When using additives, the properties of the lubricant can be changes so significantly, that the usage of the rolling contact bearings become unfavourable and the long-term handling is endangered. The rolling contact bearings are therefore tested at a test station and are tested with new oils. On the one hand, acoustic measurements and on the other hand abrasion tests are performed.

DIN norms, like the DIN ISO 15242-1 up to DIN ISO 15242-3, dictate testing methods that determine the maximal noise emission in the bearings. Din norms, like the DIN 51819 are used to determine the wear rate when using different lubricants on cylinder roller thrust bearings. Different test rigs are used in these DIN norms.

Depiction 1: Process diagrams of the Optimzer4D-software. Above a bumpy bearing race can be detected after a run-time of six hours, with high values in friction and acoustically audible frequencies. The bearing test was done with only a little wear protection additives.
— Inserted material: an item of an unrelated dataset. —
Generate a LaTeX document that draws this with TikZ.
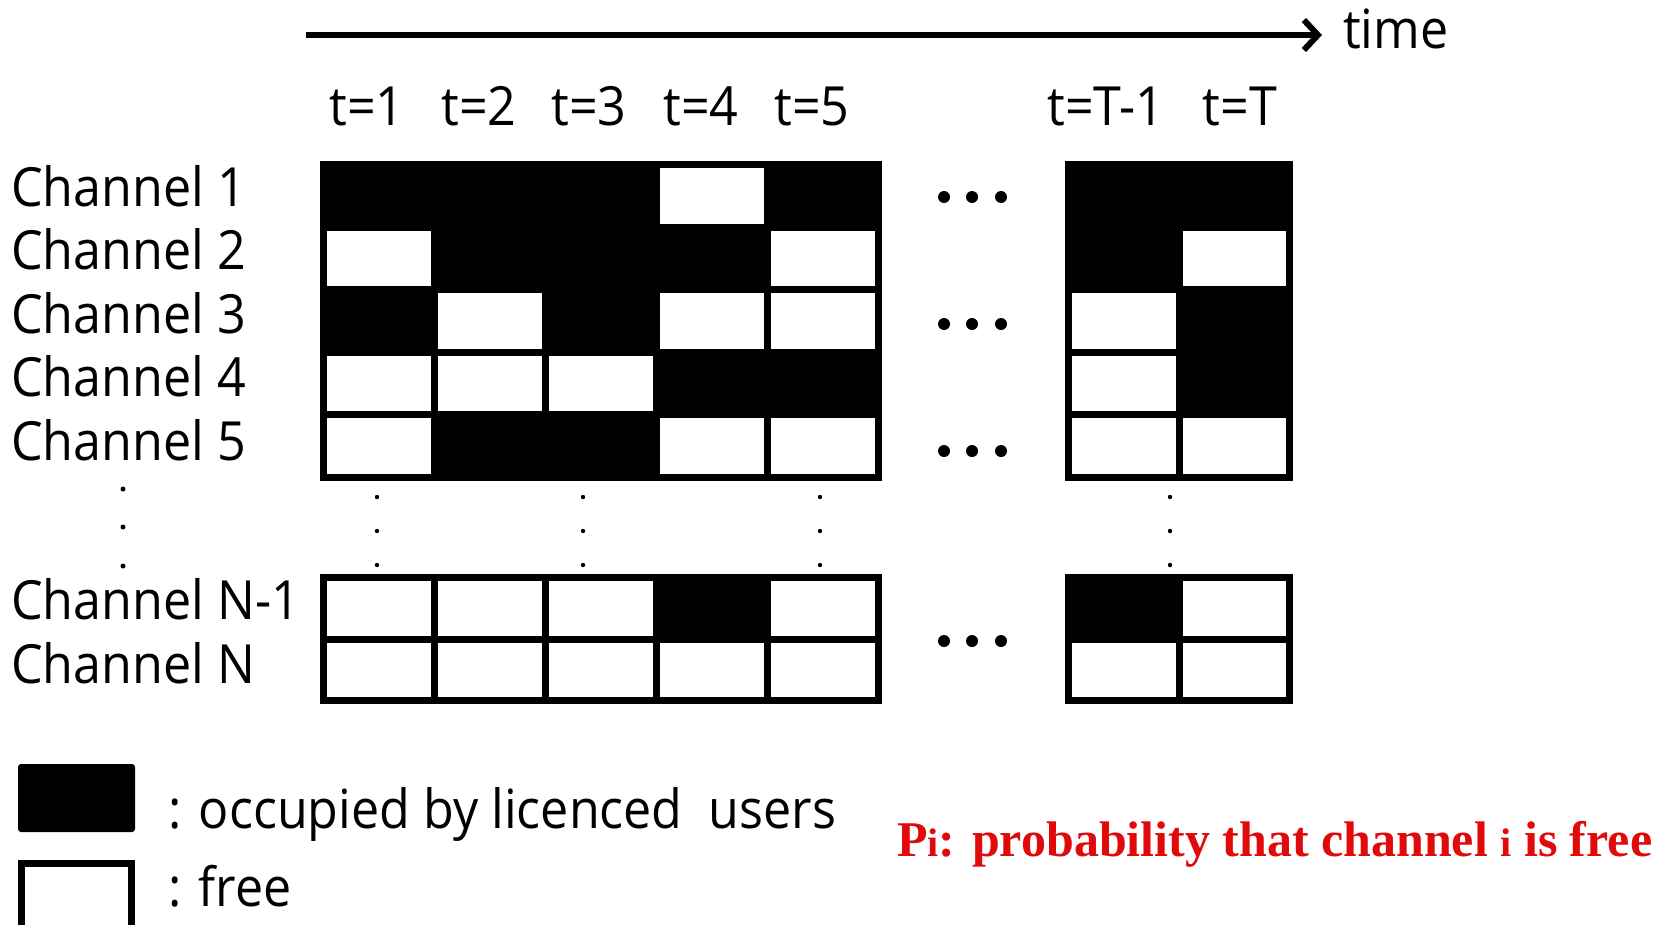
\documentclass[tikz,border=0pt]{standalone}
\usepackage{fontspec}
\setmainfont{Open Sans}[FakeStretch=0.93]
\newfontfamily\redserif{Liberation Serif}
\usetikzlibrary{arrows.meta}
\definecolor{redtxt}{RGB}{225,10,10}
\begin{document}
\begin{tikzpicture}[x=1pt,y=-1pt,
  lbl/.style={anchor=base west, inner sep=0pt, font=\fontsize{54}{60}\selectfont},
  tlbl/.style={anchor=base, inner sep=0pt, font=\fontsize{54}{60}\selectfont},
  st1/.style={fill=black, draw=black, line width=7pt},
  st0/.style={fill=white, draw=black, line width=7pt},
  bigdot/.style={fill=black},
]
\clip (0,0) rectangle (1668,924);
\fill[white] (0,0) rectangle (1668,924);

% time arrow
\coordinate (arrS) at (306,35);
\coordinate (arrE) at (1322,35);
\draw[line width=6.5pt, -{Straight Barb[length=14pt,width=30pt,line width=6pt]}] (arrS) -- (arrE);
\node[lbl] (time) at (1343,48) {time};

% t labels
\node[tlbl] (t1) at (367,125.5) {t=1};
\node[tlbl] (t2) at (479,125.5) {t=2};
\node[tlbl] (t3) at (589,125.5) {t=3};
\node[tlbl] (t4) at (701,125.5) {t=4};
\node[tlbl] (t5) at (812,125.5) {t=5};
\node[tlbl] (tT1) at (1106,125.5) {t=T-1};
\node[tlbl] (tT) at (1240,125.5) {t=T};

% channel labels
\node[lbl] (c1) at (11,206) {Channel 1};
\node[lbl] (c2) at (11,269.5) {Channel 2};
\node[lbl] (c3) at (11,333) {Channel 3};
\node[lbl] (c4) at (11,396.5) {Channel 4};
\node[lbl] (c5) at (11,460) {Channel 5};
\node[lbl] (cN1) at (11,619) {Channel N-1};
\node[lbl] (cN) at (11,683) {Channel N};

% main upper block
\foreach \r/\pat in {0/{1,1,1,0,1},1/{0,1,1,1,0},2/{1,0,1,0,0},3/{0,0,0,1,1},4/{0,1,1,0,0}}{
  \foreach \v [count=\c from 0] in \pat {
    \draw[st\v] ({323.5+111*\c},{164.5+62.6*\r}) rectangle ++(111,62.6);
  }
}
% right upper block
\foreach \r/\pat in {0/{1,1},1/{1,0},2/{0,1},3/{0,1},4/{0,0}}{
  \foreach \v [count=\c from 0] in \pat {
    \draw[st\v] ({1068.5+110.5*\c},{164.5+62.6*\r}) rectangle ++(110.5,62.6);
  }
}
% lower blocks
\foreach \r/\pat in {0/{0,0,0,1,0},1/{0,0,0,0,0}}{
  \foreach \v [count=\c from 0] in \pat {
    \draw[st\v] ({323.5+111*\c},{577.5+61.5*\r}) rectangle ++(111,61.5);
  }
}
\foreach \r/\pat in {0/{1,0},1/{0,0}}{
  \foreach \v [count=\c from 0] in \pat {
    \draw[st\v] ({1068.5+110.5*\c},{577.5+61.5*\r}) rectangle ++(110.5,61.5);
  }
}

% horizontal ellipsis dots
\foreach \yy in {197,324,451,641}{
  \foreach \xx in {944,972,1001}{
    \fill[bigdot] (\xx,\yy) circle[radius=6pt];
  }
}
% vertical dots
\foreach \xx in {377,583,820,1170}{
  \foreach \yy in {497,531,565}{
    \fill (\xx,\yy) circle[radius=2.2pt];
  }
}
\foreach \yy in {489,527,566}{
  \fill (123,\yy) circle[radius=2.5pt];
}

% legend
\fill[rounded corners=3pt] (18,764) rectangle (135,832);
\draw[line width=7pt, fill=white] (21.5,863.5) rectangle (131.5,940);
\node[lbl] (occ) at (168,828) {: occupied by licenced\ \ users};
\node[lbl] (free) at (168,906) {: free};

% red note
\node[anchor=base west, inner sep=0pt, text=redtxt, font=\redserif\bfseries\fontsize{50}{56}\selectfont] (note) at (897,856)
  {P{\fontsize{40}{44}\selectfont i}: probability that channel {\fontsize{40}{44}\selectfont i} is free};
\end{tikzpicture}
\end{document}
Below is a bearing race after six hours with the same approach. It shows less friction and lower noise.

Monitoring with QASS Optimizer4D

The built-in sensors of the testing stations are for analysing the bearing surface or strong noise generation when rolling the rolling body. The frequencies which develop are scarcely audible but mostly inaudible to the human ear. Especially the inaudible signals are interesting for evaluating the bearings. Specific frequency areas ≥ 50 kHz describe friction noise, unstable bearing races, and the development of early damages. Both, microphones and piezo-electrical elements are used. The commonly used acceleration sensors are too inertial and not built to detect these kinds of highly frequent signals. Especially since they can occur in short intervals of a few milliseconds. Acceleration sensors detect the smallest movements, which can be started by impulses, which mostly come from damages on the bearing’s surface, which, however, have already been there for a long time. The door has been shut after the horse has bolted.

QASS Optimizer4D uses vibration sensors to detect the inaudible frequencies. The style of the sensors allows listening to the whole frequency spectrum, which is then sampled highly frequent with 100 MHz. The simultaneous data acquisition leads to every change in the bearings becoming visible. The vibration sensors convert the inaudible sounds into electrical currents, which simultaneously are shown as time-amplitude-signals. The signal is directly transformed using a mathematical formula (Fast-Fourier-Transformation), so that additional information becomes available. The signal is depicted in such a way that the assignment of frequencies to their corresponding amplitudes in the corresponding point of time is possible. The therewith composed spectra give an extensive summary of the quality of the bearings and lubricants.

Through this technology, friction noise and the smallest roughness on the surface of bearings can be detected. The friction noise is related to the used lubricant and highly dependent on the used additives.

Depiction 1 shows a comparison between two lubricants during an FE-8 testing, which was done on the basis of a basic lubricant. The lubricants differ only in the combination of their additives. In this case, the proportion of the wear protection additives is different. The test was done in an FE-8 test rig under the same axial pressure and temperature.